Records with drawing code:
--*--
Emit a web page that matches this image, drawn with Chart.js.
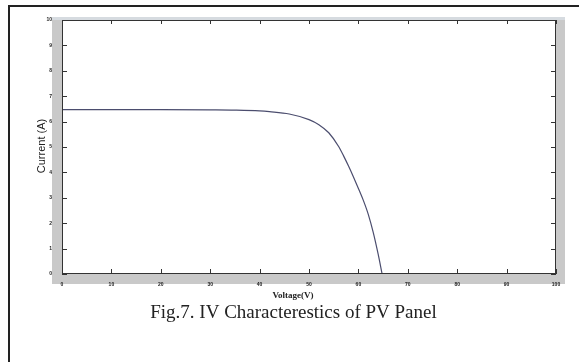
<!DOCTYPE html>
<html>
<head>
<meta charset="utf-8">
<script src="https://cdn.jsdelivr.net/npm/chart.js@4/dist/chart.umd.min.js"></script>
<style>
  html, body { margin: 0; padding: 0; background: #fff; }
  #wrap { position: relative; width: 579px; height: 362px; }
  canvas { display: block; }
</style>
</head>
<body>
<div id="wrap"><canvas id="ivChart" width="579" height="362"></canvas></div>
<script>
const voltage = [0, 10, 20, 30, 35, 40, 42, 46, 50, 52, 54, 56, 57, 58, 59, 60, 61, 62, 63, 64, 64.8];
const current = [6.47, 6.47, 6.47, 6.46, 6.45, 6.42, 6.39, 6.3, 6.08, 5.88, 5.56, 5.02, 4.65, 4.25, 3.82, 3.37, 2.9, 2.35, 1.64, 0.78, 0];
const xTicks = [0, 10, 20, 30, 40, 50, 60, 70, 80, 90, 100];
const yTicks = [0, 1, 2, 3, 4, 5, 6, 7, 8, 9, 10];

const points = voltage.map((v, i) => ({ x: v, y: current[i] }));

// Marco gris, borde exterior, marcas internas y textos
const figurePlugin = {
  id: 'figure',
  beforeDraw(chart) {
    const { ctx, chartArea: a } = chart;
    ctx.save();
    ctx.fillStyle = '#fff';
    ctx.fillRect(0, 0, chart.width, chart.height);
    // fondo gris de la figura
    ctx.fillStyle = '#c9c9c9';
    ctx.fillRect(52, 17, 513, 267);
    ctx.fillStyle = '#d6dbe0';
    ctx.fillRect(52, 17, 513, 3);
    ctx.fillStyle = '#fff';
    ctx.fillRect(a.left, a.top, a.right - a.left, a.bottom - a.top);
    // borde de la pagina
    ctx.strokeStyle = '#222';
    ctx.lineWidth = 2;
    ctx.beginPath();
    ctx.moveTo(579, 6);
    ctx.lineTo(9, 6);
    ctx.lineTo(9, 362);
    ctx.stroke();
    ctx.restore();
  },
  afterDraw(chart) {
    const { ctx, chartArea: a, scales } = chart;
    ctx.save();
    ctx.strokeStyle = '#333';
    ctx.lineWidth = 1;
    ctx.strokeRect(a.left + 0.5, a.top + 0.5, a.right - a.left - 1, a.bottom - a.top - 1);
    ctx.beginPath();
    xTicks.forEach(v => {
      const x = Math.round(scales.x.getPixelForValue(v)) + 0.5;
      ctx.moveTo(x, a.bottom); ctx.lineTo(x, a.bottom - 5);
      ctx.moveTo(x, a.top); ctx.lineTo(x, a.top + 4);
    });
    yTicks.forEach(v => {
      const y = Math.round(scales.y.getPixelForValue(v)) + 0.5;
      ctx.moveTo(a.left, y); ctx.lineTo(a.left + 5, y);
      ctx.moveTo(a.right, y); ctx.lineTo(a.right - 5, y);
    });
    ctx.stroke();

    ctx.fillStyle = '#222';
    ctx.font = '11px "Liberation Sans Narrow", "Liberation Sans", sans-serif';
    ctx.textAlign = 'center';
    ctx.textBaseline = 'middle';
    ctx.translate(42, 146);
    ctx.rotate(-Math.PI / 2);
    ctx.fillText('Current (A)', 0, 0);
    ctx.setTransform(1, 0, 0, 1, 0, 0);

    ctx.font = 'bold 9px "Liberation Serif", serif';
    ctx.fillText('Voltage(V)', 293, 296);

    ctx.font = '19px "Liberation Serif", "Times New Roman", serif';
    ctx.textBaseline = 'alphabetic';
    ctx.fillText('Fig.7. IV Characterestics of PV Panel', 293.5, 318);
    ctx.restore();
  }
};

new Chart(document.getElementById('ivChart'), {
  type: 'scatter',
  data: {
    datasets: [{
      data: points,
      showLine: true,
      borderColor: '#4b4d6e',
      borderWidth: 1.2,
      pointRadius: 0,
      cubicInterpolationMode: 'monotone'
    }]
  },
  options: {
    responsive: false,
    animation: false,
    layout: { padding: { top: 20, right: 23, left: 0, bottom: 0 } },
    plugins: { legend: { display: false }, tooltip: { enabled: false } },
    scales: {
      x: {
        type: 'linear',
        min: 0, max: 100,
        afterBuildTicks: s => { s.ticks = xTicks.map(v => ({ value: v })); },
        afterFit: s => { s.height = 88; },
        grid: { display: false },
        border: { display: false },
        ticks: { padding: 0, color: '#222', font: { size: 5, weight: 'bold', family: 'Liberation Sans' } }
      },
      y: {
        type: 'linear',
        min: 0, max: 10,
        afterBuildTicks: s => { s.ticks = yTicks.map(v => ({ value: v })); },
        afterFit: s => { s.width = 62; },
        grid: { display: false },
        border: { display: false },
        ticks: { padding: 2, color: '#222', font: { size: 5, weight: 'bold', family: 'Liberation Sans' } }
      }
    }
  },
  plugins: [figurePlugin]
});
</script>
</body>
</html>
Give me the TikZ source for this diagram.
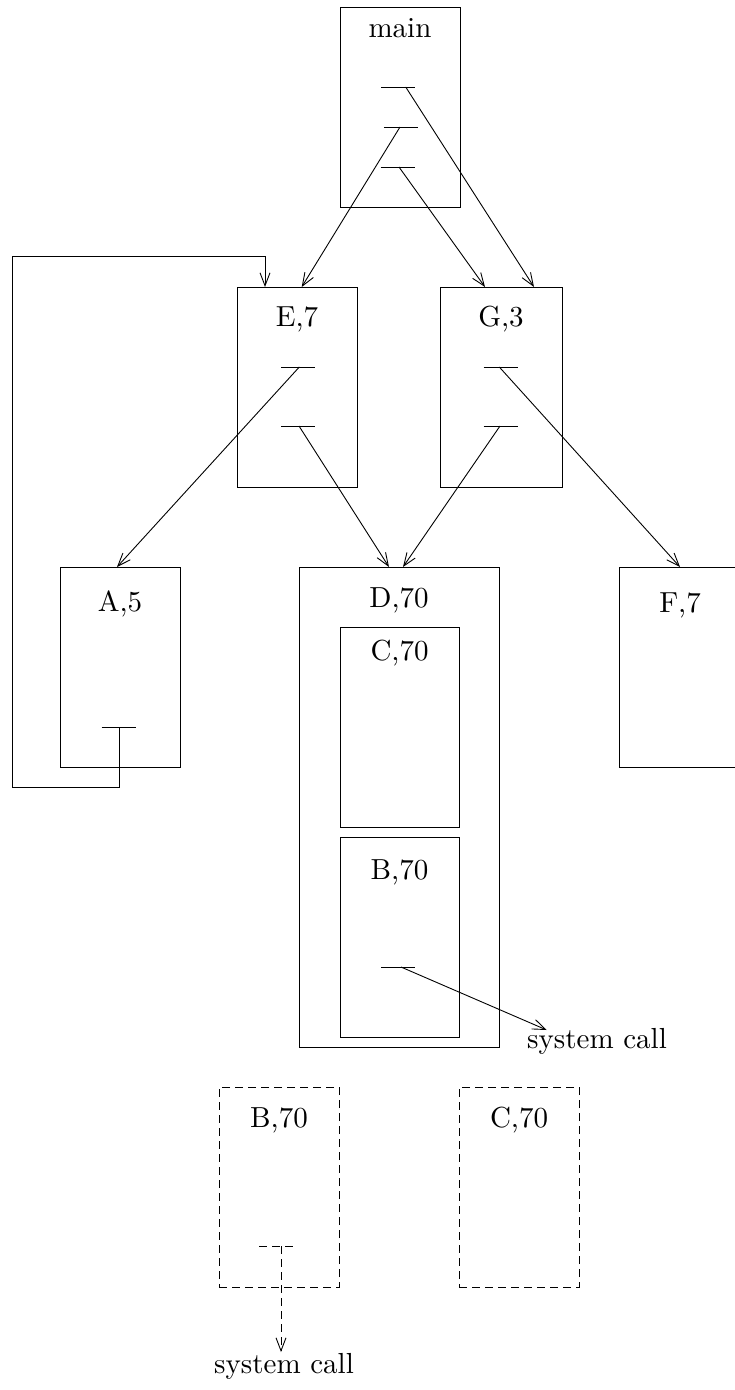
--*--
Transcribe exactly, please, the lines between the start of the records above and the line holding "const points = voltage.map((v, i)", counting both of those lines and omitting pictures.

**RESULT BELOW:**
Emit a web page that matches this image, drawn with Chart.js.
<!DOCTYPE html>
<html>
<head>
<meta charset="utf-8">
<script src="https://cdn.jsdelivr.net/npm/chart.js@4/dist/chart.umd.min.js"></script>
<style>
  html, body { margin: 0; padding: 0; background: #fff; }
  #wrap { position: relative; width: 579px; height: 362px; }
  canvas { display: block; }
</style>
</head>
<body>
<div id="wrap"><canvas id="ivChart" width="579" height="362"></canvas></div>
<script>
const voltage = [0, 10, 20, 30, 35, 40, 42, 46, 50, 52, 54, 56, 57, 58, 59, 60, 61, 62, 63, 64, 64.8];
const current = [6.47, 6.47, 6.47, 6.46, 6.45, 6.42, 6.39, 6.3, 6.08, 5.88, 5.56, 5.02, 4.65, 4.25, 3.82, 3.37, 2.9, 2.35, 1.64, 0.78, 0];
const xTicks = [0, 10, 20, 30, 40, 50, 60, 70, 80, 90, 100];
const yTicks = [0, 1, 2, 3, 4, 5, 6, 7, 8, 9, 10];

const points = voltage.map((v, i) => ({ x: v, y: current[i] }));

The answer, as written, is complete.